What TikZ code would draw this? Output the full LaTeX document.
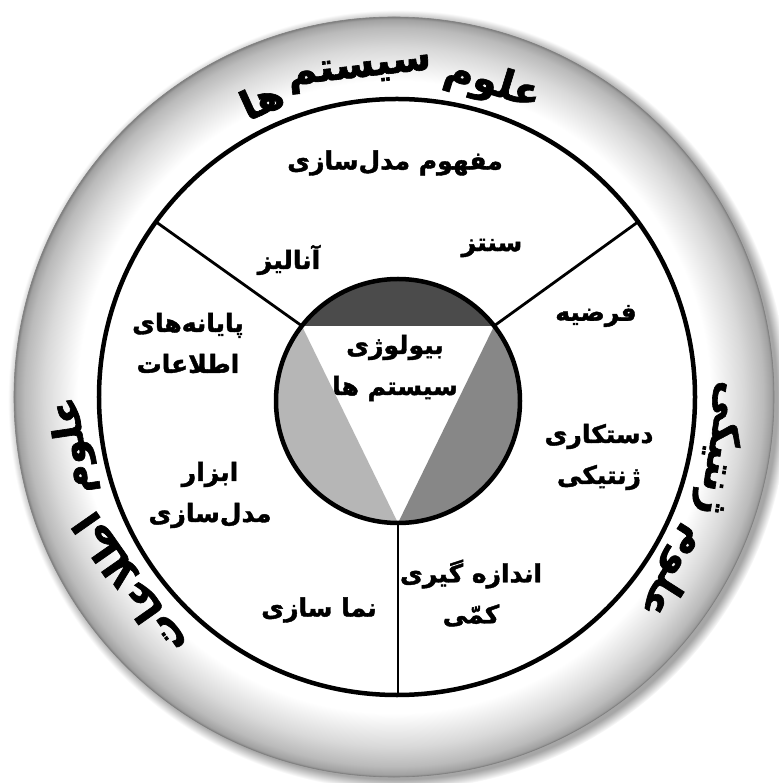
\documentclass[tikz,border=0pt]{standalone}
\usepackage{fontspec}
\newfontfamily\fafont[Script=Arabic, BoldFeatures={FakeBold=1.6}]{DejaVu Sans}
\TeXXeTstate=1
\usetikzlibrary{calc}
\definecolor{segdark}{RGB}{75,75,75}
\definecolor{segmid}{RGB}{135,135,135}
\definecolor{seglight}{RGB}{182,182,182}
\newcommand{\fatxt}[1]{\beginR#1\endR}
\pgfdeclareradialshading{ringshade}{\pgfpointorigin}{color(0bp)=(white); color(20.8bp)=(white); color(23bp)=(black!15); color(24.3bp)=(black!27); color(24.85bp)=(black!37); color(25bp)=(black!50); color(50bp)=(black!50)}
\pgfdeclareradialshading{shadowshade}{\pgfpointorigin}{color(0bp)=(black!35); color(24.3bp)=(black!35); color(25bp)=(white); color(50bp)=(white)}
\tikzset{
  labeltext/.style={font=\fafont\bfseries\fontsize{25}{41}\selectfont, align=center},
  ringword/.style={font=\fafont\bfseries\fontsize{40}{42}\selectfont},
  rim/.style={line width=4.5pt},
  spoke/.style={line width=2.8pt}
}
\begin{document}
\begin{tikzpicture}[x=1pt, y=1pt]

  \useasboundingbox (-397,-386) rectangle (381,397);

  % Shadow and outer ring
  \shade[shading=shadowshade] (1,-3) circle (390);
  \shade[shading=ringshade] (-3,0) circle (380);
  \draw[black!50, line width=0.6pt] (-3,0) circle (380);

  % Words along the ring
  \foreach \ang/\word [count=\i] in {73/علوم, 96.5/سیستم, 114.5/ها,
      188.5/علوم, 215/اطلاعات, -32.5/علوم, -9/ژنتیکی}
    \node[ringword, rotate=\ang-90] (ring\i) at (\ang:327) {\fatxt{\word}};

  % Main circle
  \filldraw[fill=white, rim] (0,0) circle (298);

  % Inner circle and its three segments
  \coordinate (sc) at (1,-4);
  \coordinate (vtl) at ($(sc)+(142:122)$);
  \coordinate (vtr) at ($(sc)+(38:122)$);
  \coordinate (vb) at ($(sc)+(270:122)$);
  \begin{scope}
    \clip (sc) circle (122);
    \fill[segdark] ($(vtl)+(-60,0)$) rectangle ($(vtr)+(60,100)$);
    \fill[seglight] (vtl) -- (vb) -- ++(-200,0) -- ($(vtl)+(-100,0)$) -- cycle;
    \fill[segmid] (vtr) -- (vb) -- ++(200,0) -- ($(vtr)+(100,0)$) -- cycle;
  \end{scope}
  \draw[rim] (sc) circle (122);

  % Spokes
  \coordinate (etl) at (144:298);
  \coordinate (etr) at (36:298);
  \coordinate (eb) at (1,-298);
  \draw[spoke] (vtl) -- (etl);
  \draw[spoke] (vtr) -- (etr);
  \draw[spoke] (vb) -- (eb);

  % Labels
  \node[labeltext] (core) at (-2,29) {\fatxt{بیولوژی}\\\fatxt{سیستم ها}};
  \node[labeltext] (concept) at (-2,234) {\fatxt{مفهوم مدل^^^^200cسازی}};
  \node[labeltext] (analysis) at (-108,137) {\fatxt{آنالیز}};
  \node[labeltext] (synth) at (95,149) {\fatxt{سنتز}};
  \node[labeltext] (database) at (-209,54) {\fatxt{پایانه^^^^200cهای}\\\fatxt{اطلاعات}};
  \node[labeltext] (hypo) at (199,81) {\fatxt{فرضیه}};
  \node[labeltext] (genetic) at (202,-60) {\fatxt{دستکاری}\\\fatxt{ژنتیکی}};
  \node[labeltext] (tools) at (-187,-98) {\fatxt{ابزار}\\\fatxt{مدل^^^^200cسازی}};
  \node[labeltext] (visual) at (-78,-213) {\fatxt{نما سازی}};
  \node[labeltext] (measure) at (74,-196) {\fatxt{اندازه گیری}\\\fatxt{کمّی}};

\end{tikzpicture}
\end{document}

⁂

◆ **Your goal**: Write out every line above exactly as it is, leaving out the pictures.

◆ **Solution for this exercise**:
What TikZ code would draw this? Output the full LaTeX document.
\documentclass[tikz,border=0pt]{standalone}
\usepackage{fontspec}
\newfontfamily\fafont[Script=Arabic, BoldFeatures={FakeBold=1.6}]{DejaVu Sans}
\TeXXeTstate=1
\usetikzlibrary{calc}
\definecolor{segdark}{RGB}{75,75,75}
\definecolor{segmid}{RGB}{135,135,135}
\definecolor{seglight}{RGB}{182,182,182}
\newcommand{\fatxt}[1]{\beginR#1\endR}
\pgfdeclareradialshading{ringshade}{\pgfpointorigin}{color(0bp)=(white); color(20.8bp)=(white); color(23bp)=(black!15); color(24.3bp)=(black!27); color(24.85bp)=(black!37); color(25bp)=(black!50); color(50bp)=(black!50)}
\pgfdeclareradialshading{shadowshade}{\pgfpointorigin}{color(0bp)=(black!35); color(24.3bp)=(black!35); color(25bp)=(white); color(50bp)=(white)}
\tikzset{
  labeltext/.style={font=\fafont\bfseries\fontsize{25}{41}\selectfont, align=center},
  ringword/.style={font=\fafont\bfseries\fontsize{40}{42}\selectfont},
  rim/.style={line width=4.5pt},
  spoke/.style={line width=2.8pt}
}
\begin{document}
\begin{tikzpicture}[x=1pt, y=1pt]

  \useasboundingbox (-397,-386) rectangle (381,397);

  % Shadow and outer ring
  \shade[shading=shadowshade] (1,-3) circle (390);
  \shade[shading=ringshade] (-3,0) circle (380);
  \draw[black!50, line width=0.6pt] (-3,0) circle (380);

  % Words along the ring
  \foreach \ang/\word [count=\i] in {73/علوم, 96.5/سیستم, 114.5/ها,
      188.5/علوم, 215/اطلاعات, -32.5/علوم, -9/ژنتیکی}
    \node[ringword, rotate=\ang-90] (ring\i) at (\ang:327) {\fatxt{\word}};

  % Main circle
  \filldraw[fill=white, rim] (0,0) circle (298);

  % Inner circle and its three segments
  \coordinate (sc) at (1,-4);
  \coordinate (vtl) at ($(sc)+(142:122)$);
  \coordinate (vtr) at ($(sc)+(38:122)$);
  \coordinate (vb) at ($(sc)+(270:122)$);
  \begin{scope}
    \clip (sc) circle (122);
    \fill[segdark] ($(vtl)+(-60,0)$) rectangle ($(vtr)+(60,100)$);
    \fill[seglight] (vtl) -- (vb) -- ++(-200,0) -- ($(vtl)+(-100,0)$) -- cycle;
    \fill[segmid] (vtr) -- (vb) -- ++(200,0) -- ($(vtr)+(100,0)$) -- cycle;
  \end{scope}
  \draw[rim] (sc) circle (122);

  % Spokes
  \coordinate (etl) at (144:298);
  \coordinate (etr) at (36:298);
  \coordinate (eb) at (1,-298);
  \draw[spoke] (vtl) -- (etl);
  \draw[spoke] (vtr) -- (etr);
  \draw[spoke] (vb) -- (eb);

  % Labels
  \node[labeltext] (core) at (-2,29) {\fatxt{بیولوژی}\\\fatxt{سیستم ها}};
  \node[labeltext] (concept) at (-2,234) {\fatxt{مفهوم مدل^^^^200cسازی}};
  \node[labeltext] (analysis) at (-108,137) {\fatxt{آنالیز}};
  \node[labeltext] (synth) at (95,149) {\fatxt{سنتز}};
  \node[labeltext] (database) at (-209,54) {\fatxt{پایانه^^^^200cهای}\\\fatxt{اطلاعات}};
  \node[labeltext] (hypo) at (199,81) {\fatxt{فرضیه}};
  \node[labeltext] (genetic) at (202,-60) {\fatxt{دستکاری}\\\fatxt{ژنتیکی}};
  \node[labeltext] (tools) at (-187,-98) {\fatxt{ابزار}\\\fatxt{مدل^^^^200cسازی}};
  \node[labeltext] (visual) at (-78,-213) {\fatxt{نما سازی}};
  \node[labeltext] (measure) at (74,-196) {\fatxt{اندازه گیری}\\\fatxt{کمّی}};

\end{tikzpicture}
\end{document}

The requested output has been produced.